Tuesday, June 09, 2015

A de-gendered reading of unearned confidence

Sometimes I've thought that I should, as a writer, do more with the fact that I have a PhD. Like, in a 'look what I've got!!!' sense. It's not unknowable that I have one, but it's not really front and center, either. While the training and experience I got from doing a French and French Studies doctorate has influenced my writing, thinking, etc., the title itself seems... irrelevant? Pompous? Like something that would be (and has been) held against me by certain readers who assume a humanities is some kind of extravagant finishing school that you (or your parents) pay for, and not a full-time job? But there have totally been times when I've thought, a male writer would be wielding that PhD for all it's worth, getting his authority respected, rounding up expertise, not down. 

Well, let's set aside the gendered reading, because all of a sudden there is a writer wielding a PhD in just the manner I'd never have the audacity to, and that writer is... a woman named Wednesday Martin. She's been going around claiming her PhD (which she discreetly fails to mention is in comparative literature) makes her a "social researcher with a background in anthropology." These claims were key to her whole positioning - as in, she's not yet another finance-dude's wife, writing a back-stabbing memoir about the other moms. She's a career-woman! Almost an anthropologist! Except... maybe not quite an anthropologist

There's no shame (ahem) in having a literature PhD and and then writing about things other than your subject area. Nor is there shame (ahem, ahem, ahem) in being a humanities-oriented person married to a math-oriented one, even if that almost certainly means you're the lower earner in your household.
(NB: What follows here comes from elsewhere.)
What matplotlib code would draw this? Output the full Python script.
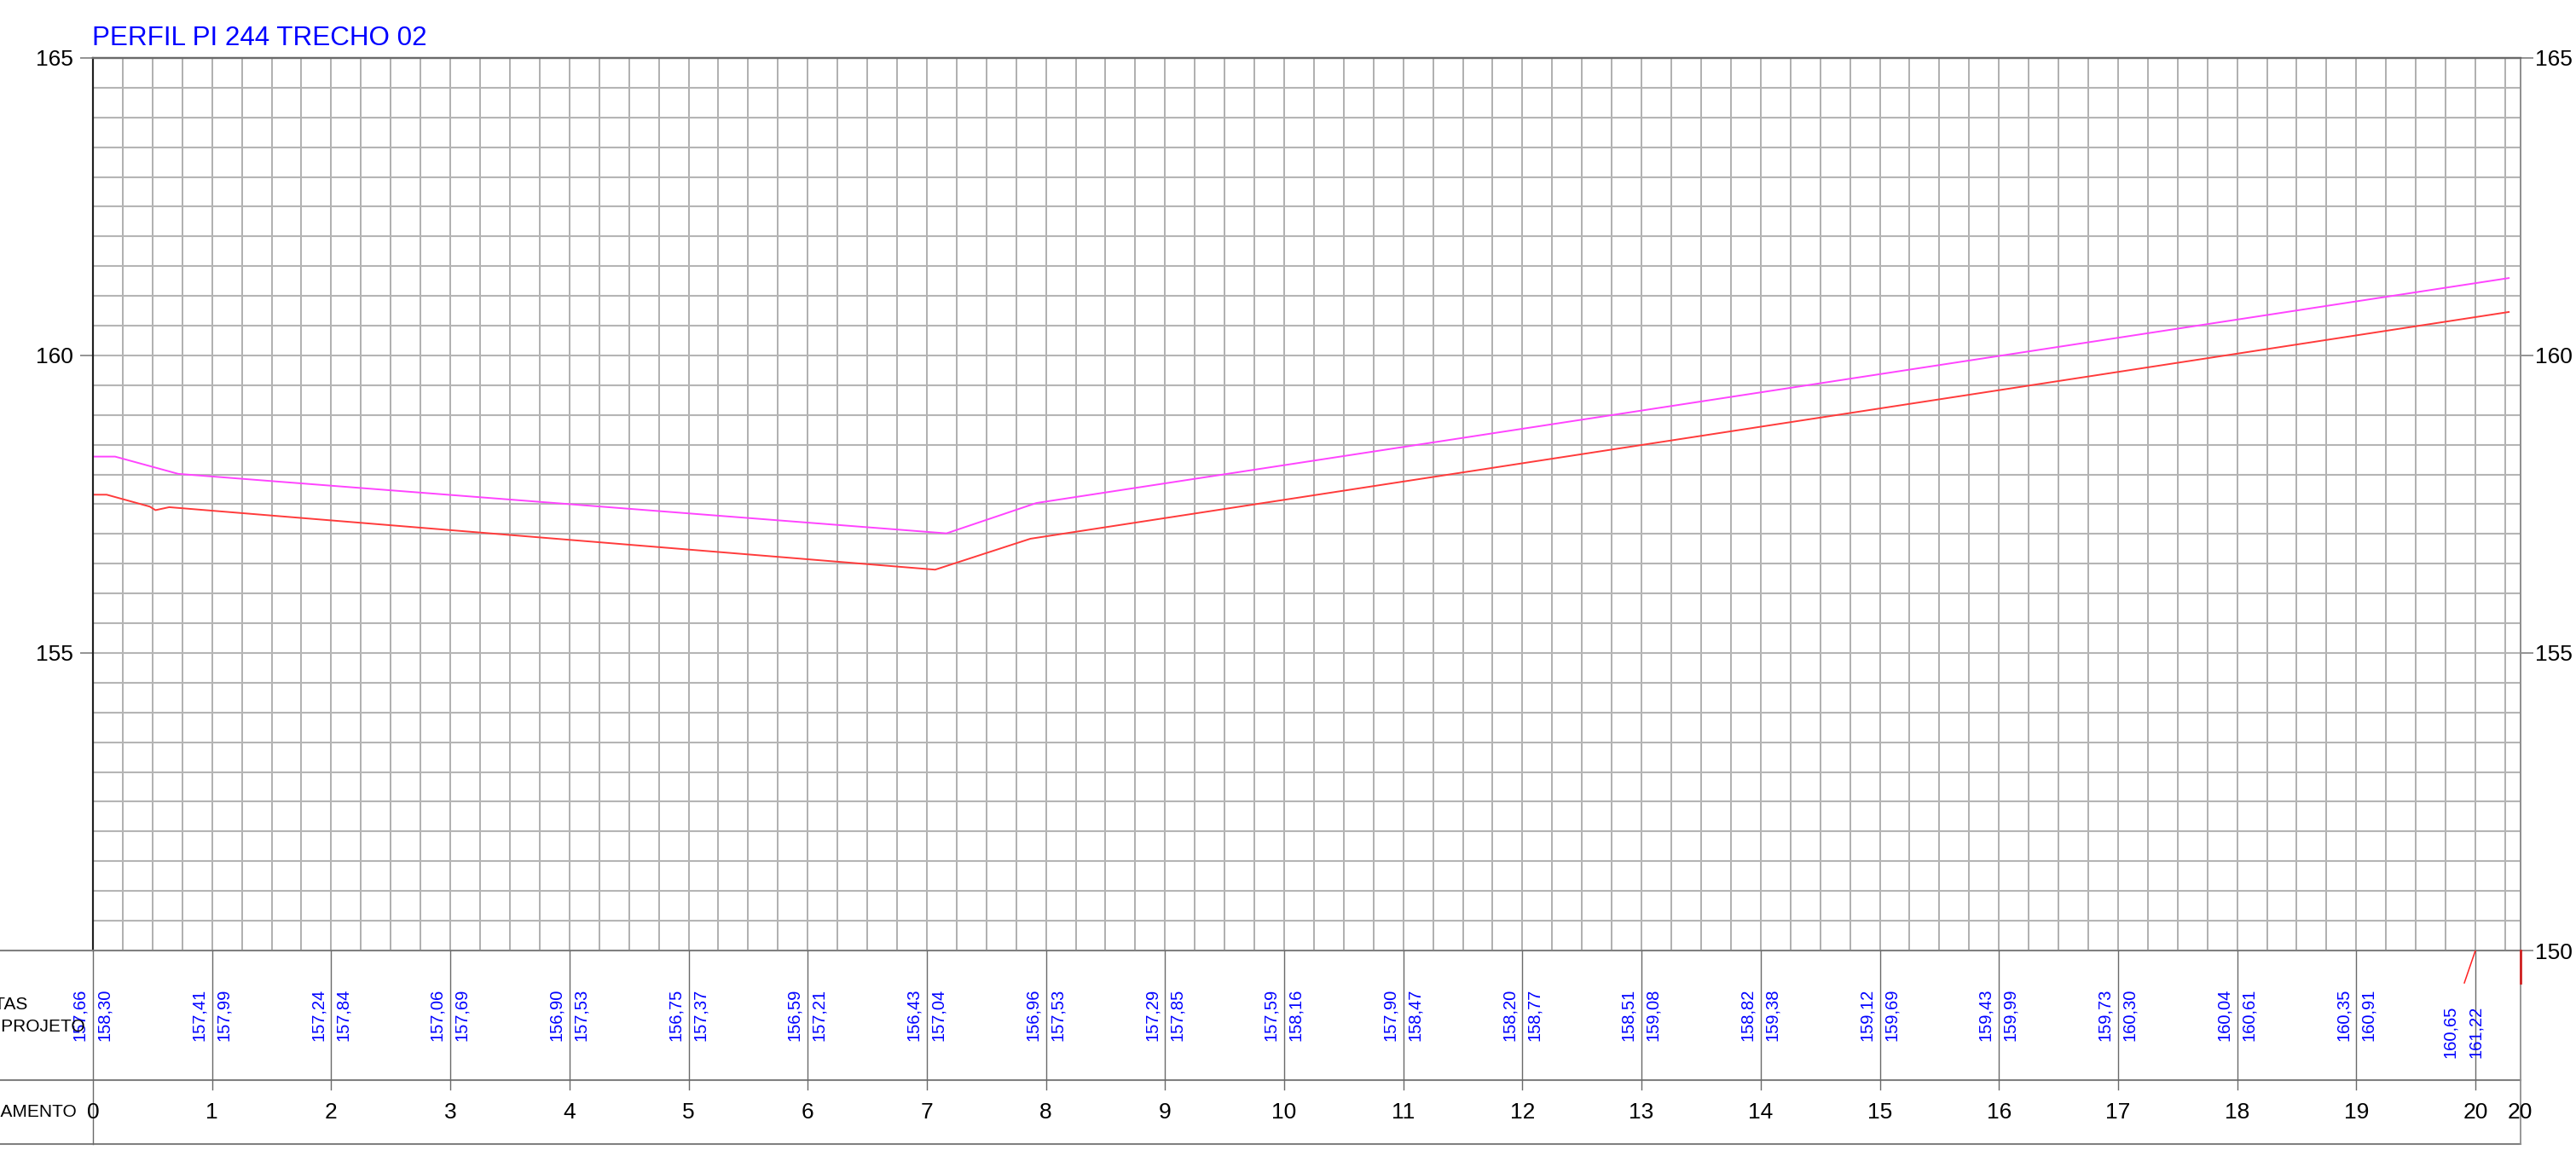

And not all writing needs to meet social-science standards. If someone wants to write a book about why she thinks it's a terrible thing that Upper East Side women work out all the time (note: definitely not what I'm writing a book about), I guess I'm OK with their not having actually measured a statistically significant sample of the population in question with calipers. Indeed, sometimes the quasi-necessity of including statistics in an otherwise personal or subjective essay ends up ruining the flow and turning something never meant as an Argument into an unconvincing, biased polemic. 

As for whether there's shame in presenting your mean-spirited musings about your neighbors as ethnographic findings and invoking your doctorate in an unrelated field in the process, could be. Part of me admires her lean-in-ishness, but part of me is also sort of horrified.